Provided data ->

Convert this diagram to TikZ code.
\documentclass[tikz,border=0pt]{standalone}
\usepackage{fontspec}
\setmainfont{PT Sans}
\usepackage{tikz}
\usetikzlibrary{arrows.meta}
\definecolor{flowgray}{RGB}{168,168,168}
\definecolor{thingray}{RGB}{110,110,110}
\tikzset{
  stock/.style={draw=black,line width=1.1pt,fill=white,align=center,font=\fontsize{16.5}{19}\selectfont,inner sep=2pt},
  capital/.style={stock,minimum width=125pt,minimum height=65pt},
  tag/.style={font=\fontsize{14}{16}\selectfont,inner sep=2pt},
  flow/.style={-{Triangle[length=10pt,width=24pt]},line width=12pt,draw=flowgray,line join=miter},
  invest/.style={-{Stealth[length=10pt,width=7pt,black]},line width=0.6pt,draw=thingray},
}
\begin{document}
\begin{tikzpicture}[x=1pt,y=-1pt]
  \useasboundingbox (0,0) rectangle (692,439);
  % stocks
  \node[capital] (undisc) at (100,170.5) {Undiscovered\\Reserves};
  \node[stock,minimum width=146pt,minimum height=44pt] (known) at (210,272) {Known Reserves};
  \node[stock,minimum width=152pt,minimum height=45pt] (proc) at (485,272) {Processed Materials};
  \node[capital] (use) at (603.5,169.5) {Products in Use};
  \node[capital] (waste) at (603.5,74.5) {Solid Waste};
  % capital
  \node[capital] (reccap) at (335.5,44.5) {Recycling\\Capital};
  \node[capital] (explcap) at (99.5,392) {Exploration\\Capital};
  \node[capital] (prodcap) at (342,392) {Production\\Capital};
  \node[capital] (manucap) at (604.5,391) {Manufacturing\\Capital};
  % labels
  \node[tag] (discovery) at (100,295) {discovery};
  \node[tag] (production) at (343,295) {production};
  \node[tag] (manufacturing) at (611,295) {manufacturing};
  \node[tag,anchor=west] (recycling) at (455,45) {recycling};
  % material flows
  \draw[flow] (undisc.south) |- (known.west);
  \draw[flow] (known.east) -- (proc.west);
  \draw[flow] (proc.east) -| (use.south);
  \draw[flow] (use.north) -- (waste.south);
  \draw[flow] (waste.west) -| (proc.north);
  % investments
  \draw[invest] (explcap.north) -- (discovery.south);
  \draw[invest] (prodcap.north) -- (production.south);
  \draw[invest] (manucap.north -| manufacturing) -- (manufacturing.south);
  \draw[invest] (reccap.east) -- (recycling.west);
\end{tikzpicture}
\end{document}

Written request -> All of the lines above must be returned exactly.

The result ->
Convert this diagram to TikZ code.
\documentclass[tikz,border=0pt]{standalone}
\usepackage{fontspec}
\setmainfont{PT Sans}
\usepackage{tikz}
\usetikzlibrary{arrows.meta}
\definecolor{flowgray}{RGB}{168,168,168}
\definecolor{thingray}{RGB}{110,110,110}
\tikzset{
  stock/.style={draw=black,line width=1.1pt,fill=white,align=center,font=\fontsize{16.5}{19}\selectfont,inner sep=2pt},
  capital/.style={stock,minimum width=125pt,minimum height=65pt},
  tag/.style={font=\fontsize{14}{16}\selectfont,inner sep=2pt},
  flow/.style={-{Triangle[length=10pt,width=24pt]},line width=12pt,draw=flowgray,line join=miter},
  invest/.style={-{Stealth[length=10pt,width=7pt,black]},line width=0.6pt,draw=thingray},
}
\begin{document}
\begin{tikzpicture}[x=1pt,y=-1pt]
  \useasboundingbox (0,0) rectangle (692,439);
  % stocks
  \node[capital] (undisc) at (100,170.5) {Undiscovered\\Reserves};
  \node[stock,minimum width=146pt,minimum height=44pt] (known) at (210,272) {Known Reserves};
  \node[stock,minimum width=152pt,minimum height=45pt] (proc) at (485,272) {Processed Materials};
  \node[capital] (use) at (603.5,169.5) {Products in Use};
  \node[capital] (waste) at (603.5,74.5) {Solid Waste};
  % capital
  \node[capital] (reccap) at (335.5,44.5) {Recycling\\Capital};
  \node[capital] (explcap) at (99.5,392) {Exploration\\Capital};
  \node[capital] (prodcap) at (342,392) {Production\\Capital};
  \node[capital] (manucap) at (604.5,391) {Manufacturing\\Capital};
  % labels
  \node[tag] (discovery) at (100,295) {discovery};
  \node[tag] (production) at (343,295) {production};
  \node[tag] (manufacturing) at (611,295) {manufacturing};
  \node[tag,anchor=west] (recycling) at (455,45) {recycling};
  % material flows
  \draw[flow] (undisc.south) |- (known.west);
  \draw[flow] (known.east) -- (proc.west);
  \draw[flow] (proc.east) -| (use.south);
  \draw[flow] (use.north) -- (waste.south);
  \draw[flow] (waste.west) -| (proc.north);
  % investments
  \draw[invest] (explcap.north) -- (discovery.south);
  \draw[invest] (prodcap.north) -- (production.south);
  \draw[invest] (manucap.north -| manufacturing) -- (manufacturing.south);
  \draw[invest] (reccap.east) -- (recycling.west);
\end{tikzpicture}
\end{document}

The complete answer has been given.